Ecco che Gagliaudo uscito con la sua mucca ed il sacco di grano versò gran parte del grano dentro la greppia e lo diede da mangiare alla mucca trattenendone per sé un paio di chili; uomini donne e bambini affamati guardavano mangiare l’animale furiosi nel vedere un tale affronto e le guardie riuscirono a stento ad impedire una vera ribellione; Gagliaudo invece uomo di rispetto andò a mangiare di nascosto dagli altri che certo non avrebbero potuto comprendere il suo intento.
Quando l’animale fu sazio di frumento la spinse a una delle porte e spaventatala con un gran urlo la fece scappare per poi mettersi a correrle dietro gridandole: “Torna che non hai ancora finito la tua biada!”
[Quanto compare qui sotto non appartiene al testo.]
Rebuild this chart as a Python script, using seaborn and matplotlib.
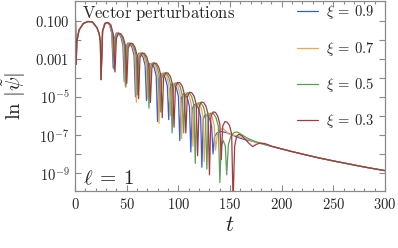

Mucca e contadino finirono ben presto tra le spade dei soldati del Barbarossa ed in fine al cospetto di lui che con stupore chiese da dove provenivano. “Da Alessandria, Imperatore!”. “E come mai questa vacca non è magra e stecchita? Cos’ ha mangiato?” “Grano”, disse Gagliaudo e nel dire la gran frottola levò il mantello per far vedere la sua pancia ben piena e tonda dal grano che aveva anche lui mangiato.
“Bugiardo!” disse l’imperatore, “chi mente a me merita la morte!”
“No sire, giuro! Il grano è la sua biada, ne abbiamo tanto che persino cani e porci lo mangiano ma questa disgraziata è scappata perché stanca del grano voleva fieno e l’erba fresca del prato”.
Barbarossa fu colto da mille ire ed esplose dicendo: “Bene ora la tagliamo in due e vediamo se dici il vero, chiamate un macellaio”.
Ma Gagliaudo che aveva a cuore la vita della sua mucca disse all’imperatore: “Sire anche la vita di una vacca è sacra al cuore del nostro Creatore perché sia tolta senza un buon motivo, tu puoi sapere la verità anche senza ucciderla, ciò che entra da una parte esce dall’altra se avrai la pazienza di aspettare un poco”.
L’imperatore trovata la proposta convincente convenne d’aspettare che uscisse la sostanza; ed ecco che nell’accampamento si trovarono tutti in attesa dell’evento e, dopo aver atteso il giusto tempo, si sciolse il mistero!!
“allora è vero”, disse il Barbarossa, “nella città c’è cibo in quantità se viene dato da mangiare agli animali!”
Ecco che scoppiò una gran protesta tra le truppe ormai stanche e Federico Barbarossa convinto che la città avrebbe resistito ancora per troppo lungo tempo, decise di togliere l’assedio.
Ancora oggi, Gagliaudo è stato immortalato in due sculture, una all’angolo del Duomo che da su Via Parma, ed un’altra, sempre in Piazza Duomo, con un’iscrizione di Umberto Eco che recita così:
“A Gagliaudo Aulari, che ci ha insegnato come si possa risolvere un conflitto senza uccidere alcun essere umano. Se il mondo lo ha dimenticato, ricordiamolo noi.”